The Rejection Pattern
Procurement tech gets rejected because investors see backward numbers. Long sales cycles. Thin margins. Churn risk is real.
But here's what's missed: procurement decisions move slower than founder anxiety. A CFO approval takes 90 days. A pilot expands in 4-6 months. Investors evaluate on quarterly metrics. Mismatch kills conviction.
Funded founders didn't pitch better. They stopped pitching during the mismatch window.
The Conviction Test
Three founders I know—from Arpit at Procol, Rahul building supplier networks, Deepak on logistics—all hit the same rejection wall at 12-16 months.
Their response was identical: they hired 2-3 implementation specialists and went deep into one customer segment. Not to raise money. To break the unit economics.
Procol's approach: instead of selling to 50 companies, they optimized for 5. Margin moved from 18% to 34%. Same problem solved. Different economics.
This took 6 months without external funding.
Why India Stack Changes The Math
GST APIs have been live since 2018. eKYC vendors are now 200+ players. UPI handles 8 billion monthly transactions.
Procurement tech founders who use these layers reduce implementation cost by 30-40%. A manual onboarding process that costs ₹50,000 becomes ₹12,000.
Investors rejected procurement deals in 2019 because onboarding cost more than gross profit. That arbitrage has closed.
But founders rejected in 2022-2023 didn't know this. They were optimizing for old unit economics. Rejection stung because their metrics were outdated.
The Resilience Pattern
Funded founders had one thing in common: they used rejection periods to gather implementation data, not sales data.
Example: A procurement platform founder I mentored got 17 rejections. But during those 6 months, he had 2 live customers. He tracked every interaction: invoice processing time, approval delays, exception handling cost.
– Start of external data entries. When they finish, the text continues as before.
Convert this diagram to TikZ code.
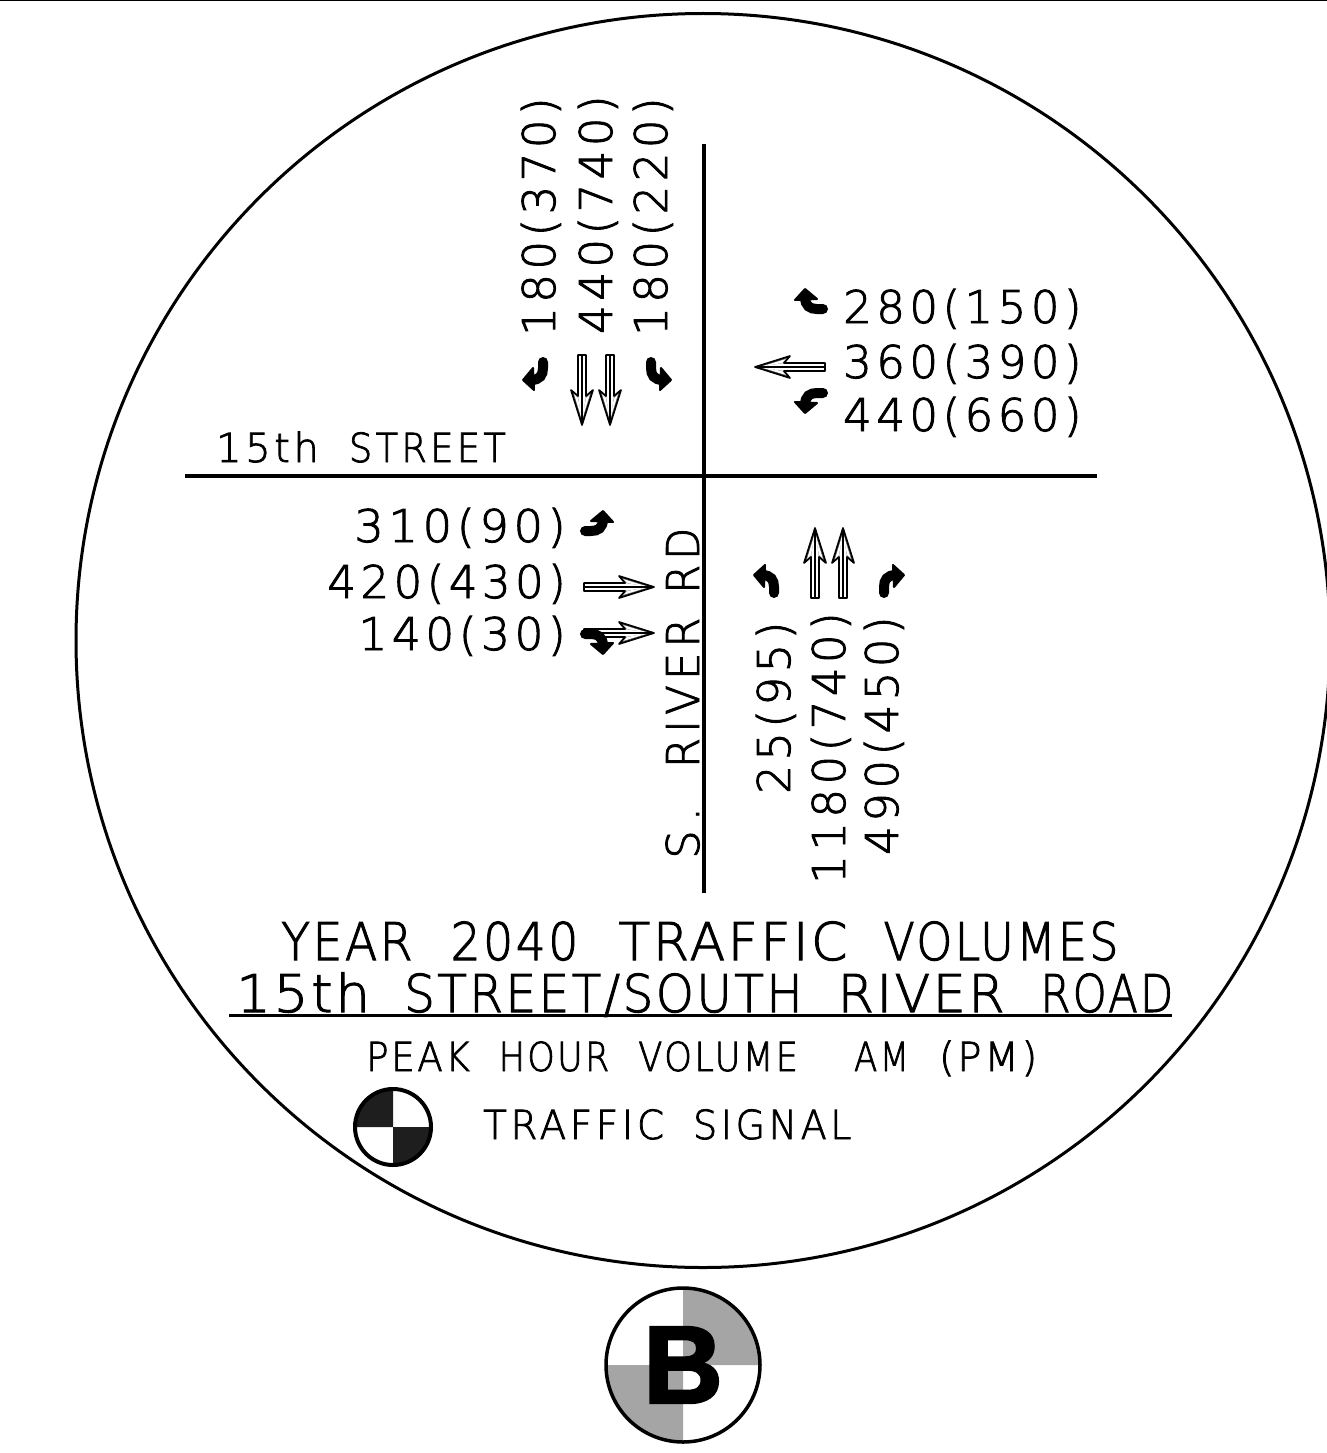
\documentclass[tikz,border=0pt]{standalone}
\usepackage{graphicx}
\usepackage{fontspec}
\newfontfamily\volfont[LetterSpace=10,FakeBold=2]{DejaVu Sans ExtraLight}
\newfontfamily\streetfont[LetterSpace=9,FakeBold=2]{DejaVu Sans ExtraLight}
\newfontfamily\riverfont[LetterSpace=12,FakeBold=2]{DejaVu Sans ExtraLight}
\newfontfamily\titlefont[LetterSpace=5.2,FakeBold=2]{DejaVu Sans ExtraLight}
\newfontfamily\notefont[LetterSpace=7,FakeBold=2]{DejaVu Sans ExtraLight}
\newfontfamily\signalfont[LetterSpace=9.5,FakeBold=2]{DejaVu Sans ExtraLight}
\newfontfamily\badgefont[FakeBold=2.5]{Liberation Sans Bold}
\newcommand\wfit[2]{\scalebox{#1}[1]{#2}}
\definecolor{hatchgray}{RGB}{165,165,165}
\definecolor{hatchdark}{RGB}{30,30,30}
\tikzset{
  road/.style={line width=3.6pt},
  vol/.style={inner sep=0pt,font=\volfont\fontsize{45}{45}\selectfont,anchor=base west},
  volr/.style={inner sep=0pt,font=\volfont\fontsize{45}{45}\selectfont,anchor=base east},
  volv/.style={inner sep=0pt,font=\volfont\fontsize{45}{45}\selectfont,anchor=base west,rotate=90},
  street/.style={inner sep=0pt,font=\streetfont\fontsize{40}{40}\selectfont,anchor=base west},
  river/.style={inner sep=0pt,font=\riverfont\fontsize{45}{45}\selectfont,anchor=base west,rotate=90},
  titletxt/.style={inner sep=0pt,font=\titlefont\fontsize{52}{52}\selectfont,anchor=base west},
  notetxt/.style={inner sep=0pt,font=\notefont\fontsize{40}{40}\selectfont,anchor=base west},
  signaltxt/.style={inner sep=0pt,font=\signalfont\fontsize{40}{40}\selectfont,anchor=base west},
  pics/through/.style={code={
    \fill[white] (0,0)--(-11,35)--(-4,29)--(-4,70)--(4,70)--(4,29)--(11,35)--cycle;
    \fill[black!60] (0,0)--(-11,35)--(-4,29)--cycle (0,0)--(11,35)--(4,29)--cycle;
    \fill[white] (0,5)--(-8,31)--(-4,27)--cycle (0,5)--(8,31)--(4,27)--cycle;
    \draw[line width=1.7pt,line join=round] (0,0)--(-11,35)--(-4,29)--(-4,70)--(4,70)--(4,29)--(11,35)--cycle;
    \draw[line width=1.3pt] (0,0)--(0,70);
  }},
  pics/turn/.style={code={
    \draw[line width=10pt,line cap=round] (0,-2)--(0,-8) .. controls (0,-15) and (3,-20) .. (12,-20);
    \fill[line join=round,draw,line width=2pt] (9,-30)--(20,-20)--(10,-8)--cycle;
  }},
}
\begin{document}
\begin{tikzpicture}[x=1pt,y=-1pt]
\path[use as bounding box,clip] (0,0) rectangle (1327,1453);
\fill[white] (0,0) rectangle (1327,1453);
\coordinate (tl) at (0,0); \coordinate (tr) at (1327,0);
\draw[line width=2.5pt] (tl)--(tr);
\node[circle,draw,line width=3pt,minimum size=1254pt,inner sep=0pt] (frame) at (703,640.5) {};
% roads
\coordinate (rn) at (704,144); \coordinate (rs) at (704,893);
\coordinate (rw) at (185,476); \coordinate (re) at (1097,476);
\draw[road] (rn)--(rs); \draw[road] (rw)--(re);
% volumes
\node[volv] (s1) at (555,336) {180(370)};
\node[volv] (s2) at (612,334) {440(740)};
\node[volv] (s3) at (667,336) {180(220)};
\node[vol] (w1) at (843,323) {280(150)};
\node[vol] (w2) at (843,378) {360(390)};
\node[vol] (w3) at (843,431) {440(660)};
\node[volr] (e1) at (566,542) {\wfit{1.03}{310(90)}};
\node[volr] (e2) at (566,598) {420(430)};
\node[volr] (e3) at (566,650) {\wfit{1.01}{140(30)}};
\node[volv] (n1) at (790,794) {25(95)};
\node[volv] (n2) at (845,884) {1180(740)};
\node[volv] (n3) at (898,855) {490(450)};
\node[street] (st) at (216,462) {15th\hspace{30pt}\wfit{0.92}{STREET}};
\node[river] (rv) at (699,859) {S\hspace{0.2em}.\hspace{0.43em} \wfit{0.96}{RIVER}\hspace{24pt}\wfit{0.92}{RD}};
\node[titletxt] (t1) at (281,960) {\wfit{0.91}{YEAR}\hspace{38pt}\wfit{0.91}{2040}\hspace{40pt}\wfit{1.0}{TRAFFIC}\hspace{36pt}\wfit{0.88}{VOLUMES}};
\node[titletxt] (t2) at (236,1012) {\wfit{1.05}{15th}\hspace{34pt}\wfit{0.93}{STREET/SOUTH}\hspace{35pt}RIVER\hspace{36pt}\wfit{0.83}{ROAD}};
\coordinate (ula) at (229,1015); \coordinate (ulb) at (1172,1015);
\draw[line width=3pt] (ula)--(ulb);
\node[notetxt] (n) at (366,1071) {\wfit{0.93}{PEAK}\hspace{29pt}\wfit{0.87}{HOUR}\hspace{29pt}\wfit{0.88}{VOLUME}\hspace{56pt}\wfit{0.85}{AM}\hspace{30pt}\wfit{1.0}{(PM)}};
\node[signaltxt] (ts) at (483,1139) {\wfit{0.97}{TRAFFIC}\hspace{29pt}\wfit{0.95}{SIGNAL}};
% arrows
\pic at (815,528) {through};
\pic at (843,528) {through};
\pic[rotate=180] at (582,425) {through};
\pic[rotate=180] at (610,425) {through};
\pic[rotate=90] at (755,367) {through};
\pic[rotate=-90] at (654,587) {through};
\pic[rotate=-90] at (654,633) {through};
\pic at (884,595) {turn};
\pic[xscale=-1] at (774,595) {turn};
\pic[rotate=180] at (543,360) {turn};
\pic[rotate=180,xscale=-1] at (651,360) {turn};
\pic[rotate=90] at (825,309) {turn};
\pic[rotate=90,xscale=-1] at (825,393) {turn};
\pic[rotate=-90,xscale=-1] at (583,531) {turn};
\pic[rotate=-90] at (583,634) {turn};
% signal symbol
\coordinate (sc) at (393,1127);
\fill[hatchdark] (sc) -- +(-38,0) arc[start angle=180,end angle=90,radius=38pt] -- cycle;
\fill[hatchdark] (sc) -- +(38,0) arc[start angle=0,end angle=-90,radius=38pt] -- cycle;
\node[circle,draw,line width=4pt,minimum size=76pt,inner sep=0pt] (sig) at (sc) {};
% badge
\coordinate (bc) at (683,1365);
\fill[hatchgray] (bc) -- +(76,0) arc[start angle=0,end angle=90,radius=76pt] -- cycle;
\fill[hatchgray] (bc) -- +(-76,0) arc[start angle=180,end angle=270,radius=76pt] -- cycle;
\node[circle,draw,line width=3.5pt,minimum size=154pt,inner sep=0pt] (badge) at (bc) {};
\node[inner sep=0pt,font=\badgefont\fontsize{110}{110}\selectfont] (bl) at (bc) {B};
\end{tikzpicture}
\end{document}
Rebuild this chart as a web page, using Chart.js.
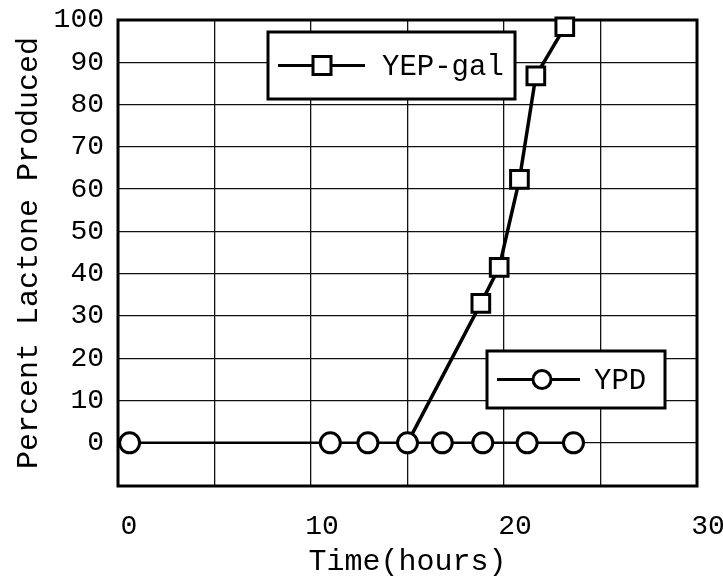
<!DOCTYPE html>
<html>
<head>
<title>Percent Lactone Produced</title>
<script src="https://cdn.jsdelivr.net/npm/chart.js"></script>
<style>
  body { margin: 0; background: #fff; }
</style>
</head>
<body>
<canvas id="myChart" width="723" height="580"></canvas>
<script>
  // YPD culture (circles) and YEP-galactose culture (squares)
  const ypdHours = [0, 10.4, 12.35, 14.4, 16.2, 18.3, 20.6, 23.0];
  const ypdPercent = [0, 0, 0, 0, 0, 0, 0, 0];
  const galHours = [14.4, 18.2, 19.15, 20.2, 21.05, 22.55];
  const galPercent = [0, 33, 41.5, 62.3, 86.8, 98.4];

  const xLabels = [0, 10, 20, 30];
  const yTicks = [0, 10, 20, 30, 40, 50, 60, 70, 80, 90, 100];

  // the printed grid sits a little left of the hour labels
  const gridShift = 0.6;
  const xMin = -gridShift, xMax = 30 - gridShift;
  const yMin = -10.2, yMax = 100;

  const mono = 'Liberation Mono';
  const ink = '#000';

  const toPoints = (xs, ys) => xs.map((x, i) => ({ x: x, y: ys[i] }));

  const frame = {
    id: 'frame',
    beforeDatasetsDraw(chart) {
      const { ctx, chartArea: a } = chart;
      ctx.save();
      ctx.strokeStyle = ink;
      ctx.lineWidth = 3;
      ctx.strokeRect(a.left, a.top, a.right - a.left, a.bottom - a.top);
      ctx.restore();
    }
  };

  // two boxed keys, one per series
  function drawKey(ctx, box, label, marker) {
    ctx.save();
    ctx.fillStyle = '#fff';
    ctx.fillRect(box.x, box.y, box.w, box.h);
    ctx.strokeStyle = ink;
    ctx.lineWidth = 3;
    ctx.strokeRect(box.x, box.y, box.w, box.h);
    const cy = box.y + box.h / 2;
    ctx.beginPath();
    ctx.moveTo(box.x + 10, cy);
    ctx.lineTo(box.x + box.lineLen, cy);
    ctx.stroke();
    const mx = box.x + box.markX;
    ctx.fillStyle = '#fff';
    ctx.beginPath();
    if (marker === 'rect') {
      ctx.rect(mx - 9, cy - 9, 18, 18);
    } else {
      ctx.arc(mx, cy, 9, 0, Math.PI * 2);
    }
    ctx.fill();
    ctx.stroke();
    ctx.fillStyle = ink;
    ctx.font = '29px "' + mono + '"';
    ctx.textBaseline = 'middle';
    ctx.fillText(label, box.x + box.textX, cy + 2);
    ctx.restore();
  }

  const keys = {
    id: 'keys',
    afterDatasetsDraw(chart) {
      const { ctx, chartArea: a } = chart;
      drawKey(ctx, { x: a.left + 150, y: a.top + 12, w: 247, h: 67, lineLen: 97, markX: 54, textX: 114 }, 'YEP-gal', 'rect');
      drawKey(ctx, { x: a.left + 369, y: a.top + 331, w: 178, h: 57, lineLen: 93, markX: 55, textX: 107 }, 'YPD', 'circle');
    }
  };

  new Chart(document.getElementById('myChart'), {
    type: 'scatter',
    data: {
      datasets: [{
        label: 'YPD',
        data: toPoints(ypdHours, ypdPercent),
        showLine: true,
        borderColor: ink,
        borderWidth: 2.5,
        pointStyle: 'circle',
        pointRadius: 10,
        pointBorderWidth: 3,
        pointBackgroundColor: '#fff',
        pointBorderColor: ink,
        clip: false
      }, {
        label: 'YEP-gal',
        data: toPoints(galHours, galPercent),
        showLine: true,
        borderColor: ink,
        borderWidth: 3.5,
        pointStyle: 'rect',
        pointRadius: c => c.dataIndex === 0 ? 0 : 12.5,
        pointBorderWidth: 3,
        pointBackgroundColor: '#fff',
        pointBorderColor: ink,
        clip: false
      }]
    },
    options: {
      responsive: false,
      animation: false,
      devicePixelRatio: 1,
      layout: { padding: { top: 20, right: 26, left: 0, bottom: 0 } },
      plugins: {
        legend: { display: false },
        tooltip: { enabled: false }
      },
      scales: {
        x: {
          type: 'linear',
          min: xMin,
          max: xMax,
          afterBuildTicks: s => {
            s.ticks = [];
            for (let v = xMin; v <= xMax + 0.01; v += 5) s.ticks.push({ value: v });
          },
          afterFit: s => { s.height = 94; s.paddingLeft = 0; s.paddingRight = 0; },
          border: { display: false },
          grid: { color: '#111', lineWidth: 1.3, drawTicks: false },
          ticks: {
            autoSkip: false,
            maxRotation: 0,
            padding: 24,
            labelOffset: 11,
            color: ink,
            font: { family: mono, size: 28 },
            callback: v => {
              const h = Math.round(v + gridShift);
              return xLabels.includes(h) ? String(h) : '';
            }
          },
          title: {
            display: true,
            text: 'Time(hours)',
            color: ink,
            font: { family: mono, size: 30 },
            padding: { top: 0, bottom: 0 }
          }
        },
        y: {
          type: 'linear',
          min: yMin,
          max: yMax,
          afterBuildTicks: s => { s.ticks = yTicks.map(v => ({ value: v })); },
          afterFit: s => { s.width = 118; s.paddingTop = 0; s.paddingBottom = 0; },
          border: { display: false },
          grid: { color: '#111', lineWidth: 1.3, drawTicks: false },
          ticks: {
            padding: 14,
            color: ink,
            font: { family: mono, size: 28 }
          },
          title: {
            display: true,
            text: 'Percent Lactone Produced',
            color: ink,
            font: { family: mono, size: 30 },
            padding: { top: 11, bottom: 0 }
          }
        }
      }
    },
    plugins: [frame, keys]
  });
</script>
</body>
</html>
His metrics at month 6 showed ₹2,400 saved per customer per month. That's ₹28,800 annually.
When he returned to investors, he didn't pitch his idea. He pitched his operations. The data changed the conversation entirely.
The Timing Window
India's procurement market is at an inflection. GST compliance pushed digitization. Inflation pushed cost scrutiny. Remote work pushed approval decentralization.
These three forces created a 18-24 month window where procurement tech goes from "nice to have" to "solve for now."
Founders rejected in 2021-2022 will see those same investors calling in 2024. Not because the idea got better. Because the customer urgency caught up.
But founders who stayed silent during rejection got called first. They had live customers and real margins to show.
What Conviction Actually Means
Conviction isn't belief. It's data collection when no one is watching.
Think of it like this: a venture investor is a sprinter. They evaluate in 6 weeks and move on. A procurement founder is a marathoner. They decide in 18 months based on customer behavior.
Rejection loop survivors stopped trying to match investor timelines. They stayed in customer timelines and let the data speak.
One founder told me: "I got rejected 14 times. But by rejection #8, I had turned off my pitch deck. I was too busy learning why customers really buy."
That founder is now at $2M ARR and fundraising is a checkbox, not a goal.
The Implication
If you're in procurement tech and just got rejected: congratulations. You now have 6 months to build real unit economics while competitors are still pitching.
Use India Stack to compress implementation time. Pick one customer segment and obsess. Track gross margin weekly. Ignore the narrative entirely.
Investors rejected your story. Build a customer story instead. When you return, bring data, not a better deck.
That's how procurement tech founders survive the loop.